Saturday, April 16, 2022

Achilles did not fight alone.

 So, once again, another title showed up on my radar, and I wound up finding a copy. 

A Thousand Ships by Natalie Haynes opens with narration by the muse Calliope, who's complaining a bit about the poet telling her to "Sing, Muse!" She has several interstitial passages in a similar vein, discussing how the poet is upset that she won't give him details he wants, even as she sings the stories of the women involved in or left behind during The Trojan War, or in Penelope's case, the Odyssey. 

For the most part, this mainly concerns the women of Troy and their various fates at the hands of the victorious Greeks, although we do hear of Penelope, Clytemnestra, Iphigenia. and Electra. 

We hear of Polyxena, who goes to her sacrifice  at Neoptolemus to be his father's bride, we sit with Andromache as she cries over her youngest son being thrown from the walls of destroyed Troy. We feel Hecabe's anger, at the Greeks for killing her husband as he clings to a statue of Zeus, as she blames Helen for bringing war to Troy, as Odysseus grants her a chance for revenge on the man who killed the son she managed to get out of Troy. We get Cassandra's story and Clytemnestra's story entwined, even as we hear how the Furies left her after killing Agamemnon only to find her daughter Electra ready to take vengeance on her mother. 

We also get deep into the start of the war, going backwards from the three goddesses arguing over an apple to Eris finding the apple to throw in the first place, to Zeus asking Themis to step in to help lower the population, to Gaia telling Zeus the humans weigh too much and the population needs culled. 

By far the most heartbreaking story in here are Penelope's letters to her Husband, that chart is journey back from Troy. She tells him tales the Bards sing of him in his court, and how annoyed she is at him if any of them are true. Towards the end, when he sleeps in their bed, she prays to Athene, and a side unseen in Homer comes out where she wonders if the man who came home is still the same man that left. 

 Of all the women, poor Andromache winds up with the best lot, living in Greece and married to a former Trojan prince in a place that isn't quite Troy. (Ok, Helen did better, but her defense of being enraptured by Aphrodite really doesn't seem to be expected to be believed.)

While this didn't hit me with quite the same emotional impact as say Madeline Miller's Song of Achilles or Circe, more than a few of the stories in here did have me feeling lots of empathy for the women.
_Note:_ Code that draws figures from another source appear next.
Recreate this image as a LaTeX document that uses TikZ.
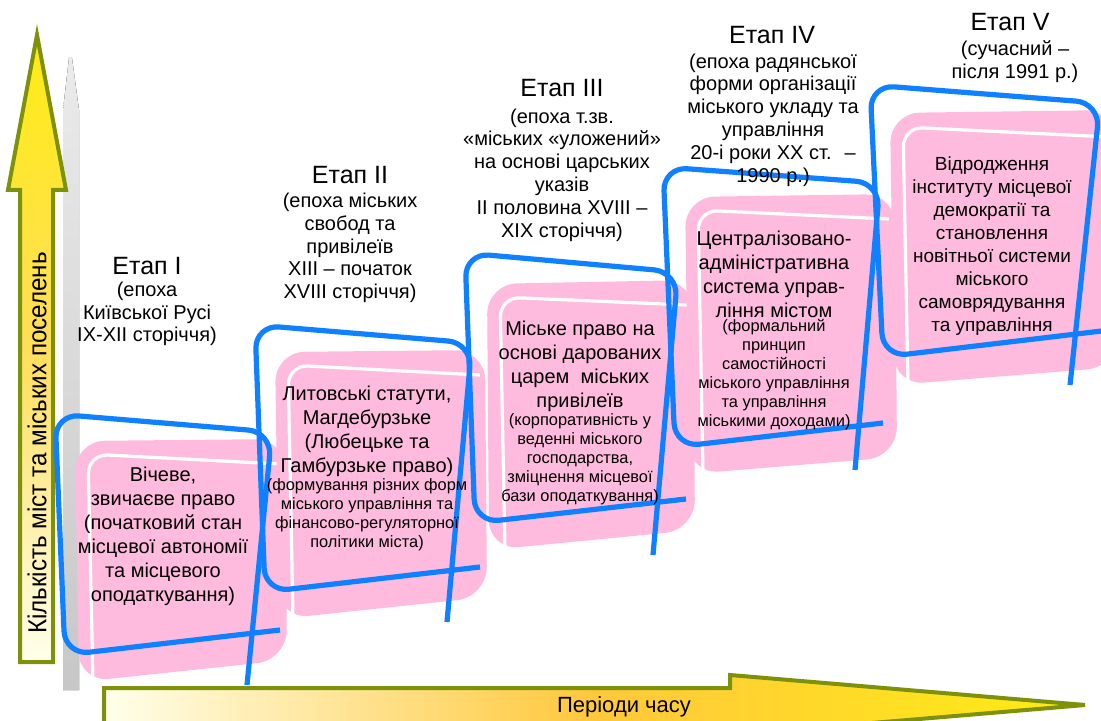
\documentclass[tikz,border=0pt]{standalone}
\usepackage{graphicx}
\usepackage{fontspec}
\setmainfont{Liberation Sans}
\usetikzlibrary{positioning}
\definecolor{stagepink}{RGB}{255,187,222}
\definecolor{frameblue}{RGB}{15,128,255}
\definecolor{arrowgreen}{RGB}{125,145,10}
\definecolor{arrowyellow}{RGB}{255,236,20}
\definecolor{arroworange}{RGB}{255,200,60}
\definecolor{arrowlight}{RGB}{255,222,90}
\definecolor{arrowpale}{RGB}{255,255,235}

\begin{document}
\begin{tikzpicture}[
        x=0.5pt, y=-0.5pt,
        stagepinkbox/.style={
            fill=stagepink,
            rounded corners=15pt,
          },
        stagegloss/.style={
            draw=white,
            line width=1.6pt,
            rounded corners=10pt,
          },
        stageframe/.style={
            draw=frameblue,
            line width=2.6pt,
            rounded corners=12pt,
          },
        stagetitle/.style={
            inner sep=0pt,
            font=\fontsize{12.5}{14}\selectfont,
          },
        stageepoch/.style={
            inner sep=0pt,
            align=center,
            font=\fontsize{10}{11.4}\selectfont,
          },
        stagebody/.style={
            inner sep=0pt,
            align=center,
            font=\fontsize{10}{12}\selectfont,
          },
        stagenote/.style={
            inner sep=0pt,
            align=center,
            font=\fontsize{8.2}{9.5}\selectfont,
          },
        timearrow/.style={
            draw=arrowgreen,
            line width=2pt,
            line join=miter,
          },
      ]
      \clip (0,0) rectangle (1101,721);
      \fill[white] (0,0) rectangle (1101,721);

      % axes
      \fill[top color=black!8, bottom color=black!22]
        (69,58) -- (72,58) -- (79,110) -- (79,690) -- (63,690) -- (63,110) -- cycle;
      \filldraw[timearrow, top color=arrowyellow, bottom color=arrowpale, middle color=arrowlight]
        (20,662) -- (20,190) -- (8,190) -- (37,35) -- (66,190) -- (53,190) -- (53,662) -- cycle;
      \filldraw[timearrow, left color=arrowpale, right color=arrowyellow, middle color=arroworange]
        (104,688) -- (730,688) -- (730,675) -- (1085,705) -- (730,735) -- (730,735) -- (104,735) -- cycle;
      \node [
        rotate=90,
        font=\fontsize{13}{15}\selectfont
      ] (ylabel) at (37,443) {\scalebox{0.93}[1]{Кількість міст та міських поселень}};
      \node [
        font=\fontsize{11}{13}\selectfont
      ] (xlabel) at (624,707) {Періоди часу};

      % stage I
      \begin{scope}[shift={(55,414)}]
        \fill[stagepinkbox] (20,27) -- (230,25) -- (232,246) -- (24,268) -- cycle;
        \draw[stagegloss] (38,268) -- (33,40) -- (225,50);
        \draw[stageframe] (192,271) -- (217,18) -- (0,0) -- (10,241) -- (225,216);
      \end{scope}
      \node [stagetitle] (t1) at (147,266) {Етап I};
      \node [stageepoch] (e1) at (147,314) {(епоха\\ Київської Русі\\ IX-XII сторіччя)};
      \node [stagebody] (b1) at (163,536) {Вічеве,\\ звичаєве право\\ (початковий стан\\ місцевої автономії\\ та місцевого\\ оподаткування)};

      % stage II
      \begin{scope}[shift={(255,325)}]
        \fill[stagepinkbox] (20,27) -- (230,25) -- (232,272) -- (24,294) -- cycle;
        \draw[stagegloss] (38,294) -- (33,40) -- (225,50);
        \draw[stageframe] (192,297) -- (217,18) -- (0,0) -- (10,267) -- (225,242);
      \end{scope}
      \node [stagetitle] (t2) at (350,175) {Етап II};
      \node [stageepoch] (e2) at (350,248) {(епоха міських\\ свобод та\\ привілеїв\\ XIII – початок\\ XVIII сторіччя)};
      \node [stagebody] (b2) at (367,431) {Литовські статути,\\ Магдебурзьке\\ (Любецьке та\\ Гамбурзьке право)};
      \node [stagenote] (n2) at (367,515) {(формування різних форм\\ міського управління та\\ фінансово-регуляторної\\ політики міста)};

      % stage III
      \begin{scope}[shift={(465,253)}]
        \fill[stagepinkbox] (22,31) -- (228,27) -- (230,277) -- (24,297) -- cycle;
        \draw[stagegloss] (40,297) -- (35,44) -- (222,52);
        \draw[stageframe] (188,302) -- (213,19) -- (0,0) -- (10,270) -- (221,246);
      \end{scope}
      \node [stagetitle] (t3) at (562,88) {Етап III};
      \node [stageepoch] (e3) at (562,175) {(епоха т.зв.\\ «міських «уложений»\\ на основі царських\\ указів\\ II половина XVIII –\\ XIX сторіччя)};
      \node [stagebody] (b3) at (580,366) {Міське право на\\ основі дарованих\\ царем~ міських\\ привілеїв};
      \node [stagenote] (n3) at (580,459) {(корпоративність у\\ веденні міського\\ господарства,\\ зміцнення місцевої\\ бази оподаткування)};

      % stage IV
      \begin{scope}[shift={(663,167)}]
        \fill[stagepinkbox] (22,30) -- (232,27) -- (234,290) -- (26,307) -- cycle;
        \draw[stagegloss] (40,307) -- (35,43) -- (226,52);
        \draw[stageframe] (192,303) -- (217,16) -- (0,0) -- (12,280) -- (220,256);
      \end{scope}
      \node [stagetitle] (t4) at (772,35) {Етап IV};
      \node [stageepoch] (e4) at (773,120) {(епоха радянської\\ форми організації\\ міського укладу та\\ управління\\ 20-і роки XX ст.~ –\\ 1990 р.)};
      \node [stagebody] (b4) at (774,274) {Централізовано-\\ адміністративна\\ система управ-\\ ління містом};
      \node [stagenote] (n4) at (774,375) {(формальний\\ принцип\\ самостійності\\ міського управління\\ та управління\\ міськими доходами)};

      % stage V
      \begin{scope}[shift={(870,85)}]
        \fill[stagepinkbox] (20,28) -- (245,25) -- (247,282) -- (24,300) -- cycle;
        \draw[stagegloss] (38,300) -- (33,42) -- (240,52);
        \draw[stageframe] (200,300) -- (230,18) -- (0,0) -- (13,272) -- (240,245);
      \end{scope}
      \node [stagetitle] (t5) at (1010,22) {Етап V};
      \node [stageepoch] (e5) at (1015,62) {(сучасний –\\ після 1991 р.)};
      \node [
        stagebody,
        font=\fontsize{9.5}{11.5}\selectfont
      ] (b5) at (992,246) {Відродження\\ інституту місцевої\\ демократії та\\ становлення\\ новітньої системи\\ міського\\ самоврядування\\ та управління};
    \end{tikzpicture}
\end{document}
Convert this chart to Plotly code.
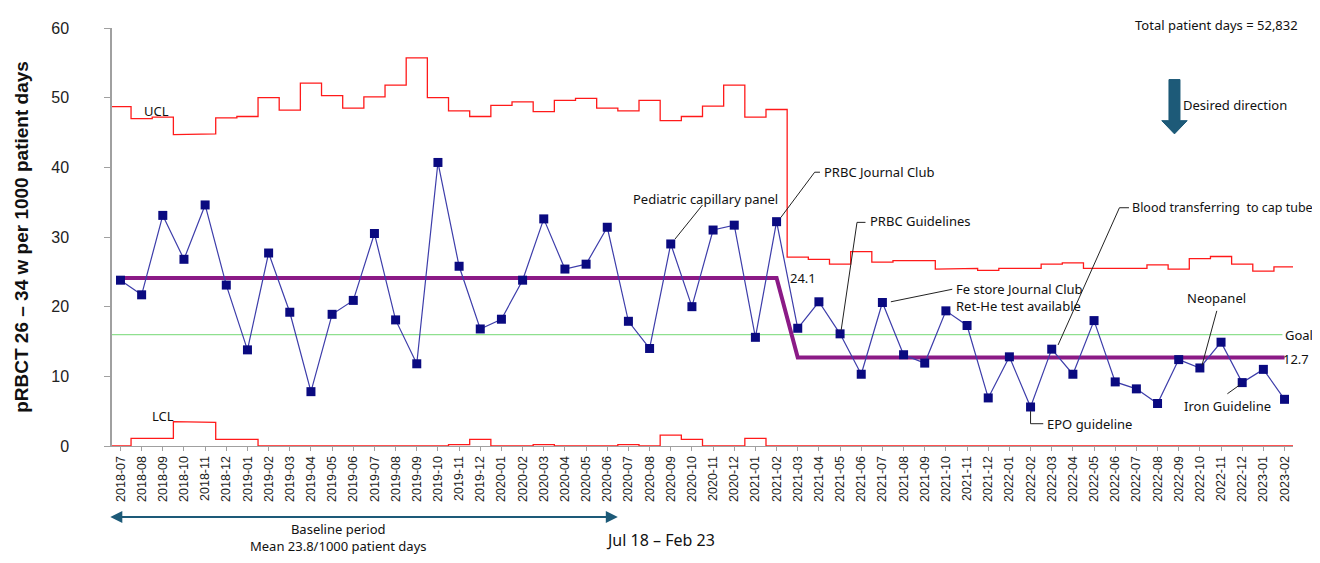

Frankly, any of our various focus characters in here could use a novel just on them, telling their story more fully for a modern audience not looking to dig through poetic fragments for hints of what they missed. Or in Cassandra's case, something better than The Firebrand by Marion Zimmer Bradly, one of the few books I've ever been tempted to throw across a room when reading. Heck, I'd be interested in reading her take on Dido, who she mentions she couldn't find a way to fit in the book. 

I know several people with interests in Greek Mythology, and this book would likely be a good addition to their libraries as well.